THE EXERCISE:
Leave out the pictures and copy every record exactly.

RECORDS SHOWN:
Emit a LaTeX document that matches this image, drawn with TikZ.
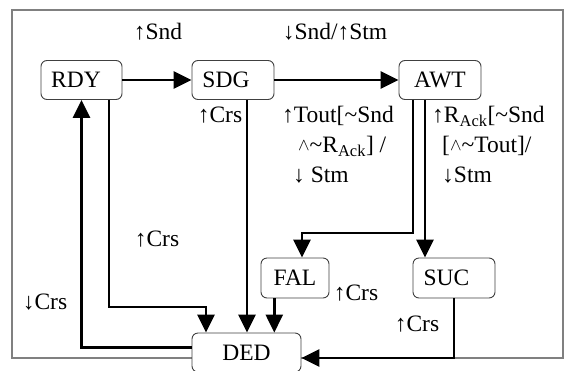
\documentclass[tikz,border=0pt]{standalone}
\usepackage{fontspec}
\setmainfont{Liberation Serif}
\usetikzlibrary{arrows.meta}

\newcommand{\lwedge}{\raisebox{2pt}{\fontsize{17}{17}\selectfont$\wedge$}}
\newcommand{\tld}{\textasciitilde}

\begin{document}
\begin{tikzpicture}[x=1pt,y=-1pt,
  state/.style={draw=black!75, line width=0.9pt, rounded corners=6pt, fill=white,
    inner sep=0pt, minimum height=39pt, font=\fontsize{23.5}{27}\selectfont},
  trans/.style={line width=2.8pt, -{Triangle[length=18pt,width=17pt]}},
  lbl/.style={inner sep=0pt, font=\fontsize{23.5}{30}\selectfont, align=left},
  frame/.style={draw=black!50, line width=1.3pt},
]
\useasboundingbox (0,0) rectangle (564,370);

% outer frame
\draw[frame] (12,10) rectangle (563,358);

% states
\node[state, minimum width=81pt] (rdy) at (81.5,80) {RDY\hspace*{11pt}};
\node[state, minimum width=82pt] (sdg) at (233,80) {SDG\hspace*{14pt}};
\node[state, minimum width=82pt] (awt) at (440,80) {AWT};
\node[state, minimum width=68pt, minimum height=40pt] (fal) at (295,278) {FAL};
\node[state, minimum width=82pt, minimum height=40pt] (suc) at (454,278) {SUC\hspace*{15pt}};
\node[state, minimum width=109pt] (ded) at (246.5,352.5) {DED};

% bend points
\coordinate (r1) at (109,307);
\coordinate (r2) at (206,307);
\coordinate (a1) at (413,233);
\coordinate (a2) at (302,233);
\coordinate (s1) at (454,358);

% transitions
\draw[trans] (rdy.east) -- (sdg.west);
\draw[trans] (sdg.east) -- (awt.west);
\draw[trans] ([yshift=5pt]ded.west) -| (rdy.south);
\draw[trans] ([xshift=27.5pt]rdy.south) -- (r1) -- (r2) -- (r2 |- ded.north);
\draw[trans] ([xshift=14pt]sdg.south) -- ([xshift=14pt]sdg.south |- ded.north);
\draw[trans] ([xshift=-20.7pt]fal.south) -- ([xshift=-20.7pt]fal.south |- ded.north);
\draw[trans] ([xshift=-27pt]awt.south) -- (a1) -- (a2) -- (a2 |- fal.north);
\draw[trans] ([xshift=-15pt]awt.south) -- ([xshift=-15pt]awt.south |- suc.north);
\draw[trans] (suc.south) -- (s1) -- (s1 -| ded.east);

% transition labels
\node[lbl, anchor=base] (lsnd) at (158,39) {↑Snd};
\node[lbl, anchor=base] (lstm) at (335,39) {↓Snd/↑Stm};
\node[lbl, anchor=base] (lcrs1) at (220,122.5) {↑Crs};
\node[lbl, anchor=base] (lcrs2) at (157,246) {↑Crs};
\node[lbl, anchor=base] (lcrs3) at (45,309.5) {↓Crs};
\node[lbl, anchor=base] (lcrs4) at (356,300) {↑Crs};
\node[lbl, anchor=base] (lcrs5) at (417,331.5) {↑Crs};
\node[lbl, anchor=north west] (ltout) at (282,106)
  {↑Tout[\tld Snd\\
   \hspace*{16pt}\lwedge\tld R\textsubscript{Ack}] /\\
   \hspace*{11pt}↓ Stm};
\node[lbl, anchor=north west] (lack) at (432,106)
  {↑R\textsubscript{Ack}[\tld Snd\\
   \hspace*{10pt}[\lwedge\tld Tout]/\\
   \hspace*{10pt}↓Stm};
\end{tikzpicture}
\end{document}
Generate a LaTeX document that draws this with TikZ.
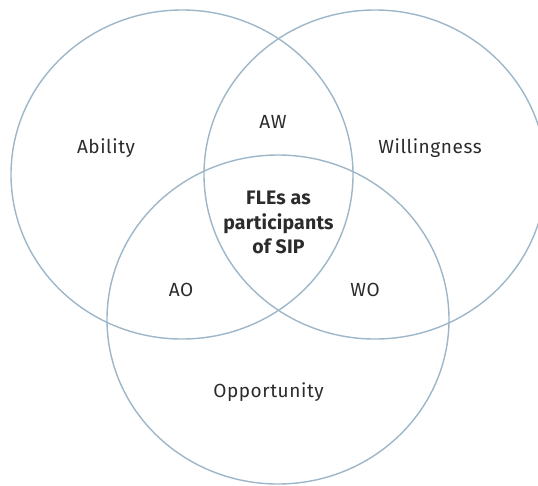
\documentclass[tikz,border=0pt]{standalone}
\usepackage{fontspec}
\setmainfont{Fira Sans}
\usepackage{tikz}
\usetikzlibrary{shapes.geometric}
\definecolor{vennline}{HTML}{9DB6C8}
\definecolor{venntext}{HTML}{2B2B2B}
\tikzset{venn/.style={ellipse,draw=vennline,line width=1.4pt,minimum width=342pt,minimum height=329pt,inner sep=0pt},
lbl/.style={text=venntext,font=\fontsize{19}{22}\selectfont\addfontfeatures{LetterSpace=3}}}

\begin{document}
\begin{tikzpicture}[x=1pt,y=-1pt]
\useasboundingbox (0,0) rectangle (538,485);
%circles
\node[venn] (abil) at (182,174.5) {};
\node[venn] (will) at (375,174.5) {};
\node[venn] (oppo) at (278,319.5) {};
%single sets
\node[lbl] (tabil) at (106,148) {Ability};
\node[lbl] (twill) at (430,148) {Willingness};
\node[lbl] (toppo) at (268.5,392) {Opportunity};
%overlaps
\node[lbl] (taw) at (273,122) {AW};
\node[lbl] (tao) at (181,290) {AO};
\node[lbl] (two) at (365,290) {WO};
%centre
\node[lbl,align=center,font=\fontsize{19.5}{24.5}\selectfont\bfseries\addfontfeatures{LetterSpace=1}] (tall) at (278.5,222.5) {FLEs as\\participants\\of SIP};
\end{tikzpicture}
\end{document}
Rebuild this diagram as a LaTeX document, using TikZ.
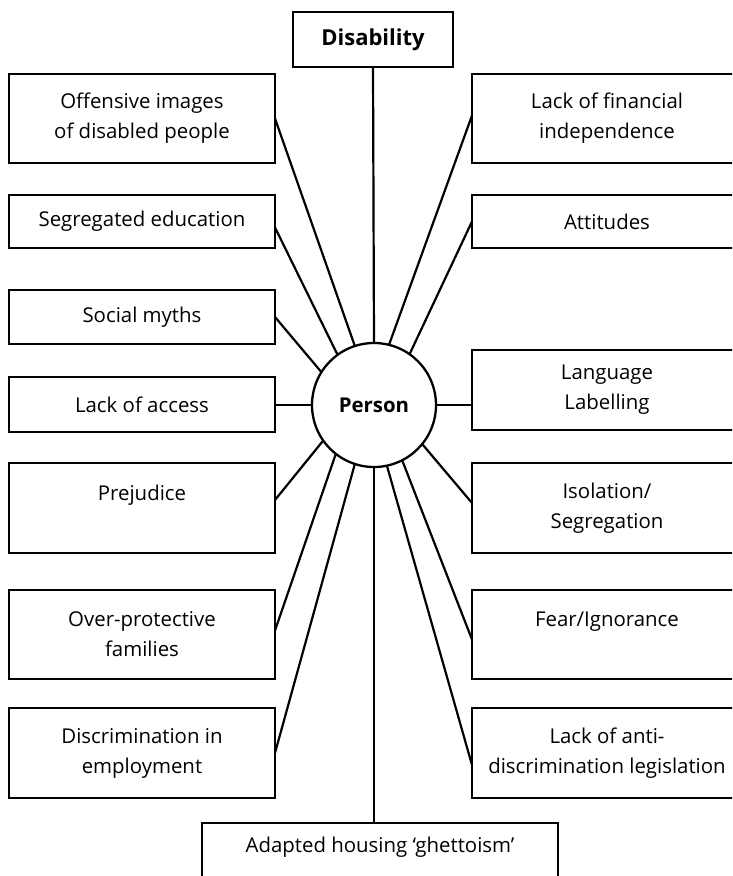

CORRECT OUTPUT:
Emit a LaTeX document that matches this image, drawn with TikZ.
\documentclass[tikz,border=0pt]{standalone}
\usepackage{fontspec}
\setmainfont{Liberation Serif}
\usetikzlibrary{arrows.meta}

\newcommand{\lwedge}{\raisebox{2pt}{\fontsize{17}{17}\selectfont$\wedge$}}
\newcommand{\tld}{\textasciitilde}

\begin{document}
\begin{tikzpicture}[x=1pt,y=-1pt,
  state/.style={draw=black!75, line width=0.9pt, rounded corners=6pt, fill=white,
    inner sep=0pt, minimum height=39pt, font=\fontsize{23.5}{27}\selectfont},
  trans/.style={line width=2.8pt, -{Triangle[length=18pt,width=17pt]}},
  lbl/.style={inner sep=0pt, font=\fontsize{23.5}{30}\selectfont, align=left},
  frame/.style={draw=black!50, line width=1.3pt},
]
\useasboundingbox (0,0) rectangle (564,370);

% outer frame
\draw[frame] (12,10) rectangle (563,358);

% states
\node[state, minimum width=81pt] (rdy) at (81.5,80) {RDY\hspace*{11pt}};
\node[state, minimum width=82pt] (sdg) at (233,80) {SDG\hspace*{14pt}};
\node[state, minimum width=82pt] (awt) at (440,80) {AWT};
\node[state, minimum width=68pt, minimum height=40pt] (fal) at (295,278) {FAL};
\node[state, minimum width=82pt, minimum height=40pt] (suc) at (454,278) {SUC\hspace*{15pt}};
\node[state, minimum width=109pt] (ded) at (246.5,352.5) {DED};

% bend points
\coordinate (r1) at (109,307);
\coordinate (r2) at (206,307);
\coordinate (a1) at (413,233);
\coordinate (a2) at (302,233);
\coordinate (s1) at (454,358);

% transitions
\draw[trans] (rdy.east) -- (sdg.west);
\draw[trans] (sdg.east) -- (awt.west);
\draw[trans] ([yshift=5pt]ded.west) -| (rdy.south);
\draw[trans] ([xshift=27.5pt]rdy.south) -- (r1) -- (r2) -- (r2 |- ded.north);
\draw[trans] ([xshift=14pt]sdg.south) -- ([xshift=14pt]sdg.south |- ded.north);
\draw[trans] ([xshift=-20.7pt]fal.south) -- ([xshift=-20.7pt]fal.south |- ded.north);
\draw[trans] ([xshift=-27pt]awt.south) -- (a1) -- (a2) -- (a2 |- fal.north);
\draw[trans] ([xshift=-15pt]awt.south) -- ([xshift=-15pt]awt.south |- suc.north);
\draw[trans] (suc.south) -- (s1) -- (s1 -| ded.east);

% transition labels
\node[lbl, anchor=base] (lsnd) at (158,39) {↑Snd};
\node[lbl, anchor=base] (lstm) at (335,39) {↓Snd/↑Stm};
\node[lbl, anchor=base] (lcrs1) at (220,122.5) {↑Crs};
\node[lbl, anchor=base] (lcrs2) at (157,246) {↑Crs};
\node[lbl, anchor=base] (lcrs3) at (45,309.5) {↓Crs};
\node[lbl, anchor=base] (lcrs4) at (356,300) {↑Crs};
\node[lbl, anchor=base] (lcrs5) at (417,331.5) {↑Crs};
\node[lbl, anchor=north west] (ltout) at (282,106)
  {↑Tout[\tld Snd\\
   \hspace*{16pt}\lwedge\tld R\textsubscript{Ack}] /\\
   \hspace*{11pt}↓ Stm};
\node[lbl, anchor=north west] (lack) at (432,106)
  {↑R\textsubscript{Ack}[\tld Snd\\
   \hspace*{10pt}[\lwedge\tld Tout]/\\
   \hspace*{10pt}↓Stm};
\end{tikzpicture}
\end{document}
Generate a LaTeX document that draws this with TikZ.
\documentclass[tikz,border=0pt]{standalone}
\usepackage{fontspec}
\setmainfont{Fira Sans}
\usepackage{tikz}
\usetikzlibrary{shapes.geometric}
\definecolor{vennline}{HTML}{9DB6C8}
\definecolor{venntext}{HTML}{2B2B2B}
\tikzset{venn/.style={ellipse,draw=vennline,line width=1.4pt,minimum width=342pt,minimum height=329pt,inner sep=0pt},
lbl/.style={text=venntext,font=\fontsize{19}{22}\selectfont\addfontfeatures{LetterSpace=3}}}

\begin{document}
\begin{tikzpicture}[x=1pt,y=-1pt]
\useasboundingbox (0,0) rectangle (538,485);
%circles
\node[venn] (abil) at (182,174.5) {};
\node[venn] (will) at (375,174.5) {};
\node[venn] (oppo) at (278,319.5) {};
%single sets
\node[lbl] (tabil) at (106,148) {Ability};
\node[lbl] (twill) at (430,148) {Willingness};
\node[lbl] (toppo) at (268.5,392) {Opportunity};
%overlaps
\node[lbl] (taw) at (273,122) {AW};
\node[lbl] (tao) at (181,290) {AO};
\node[lbl] (two) at (365,290) {WO};
%centre
\node[lbl,align=center,font=\fontsize{19.5}{24.5}\selectfont\bfseries\addfontfeatures{LetterSpace=1}] (tall) at (278.5,222.5) {FLEs as\\participants\\of SIP};
\end{tikzpicture}
\end{document}
Rebuild this diagram as a LaTeX document, using TikZ.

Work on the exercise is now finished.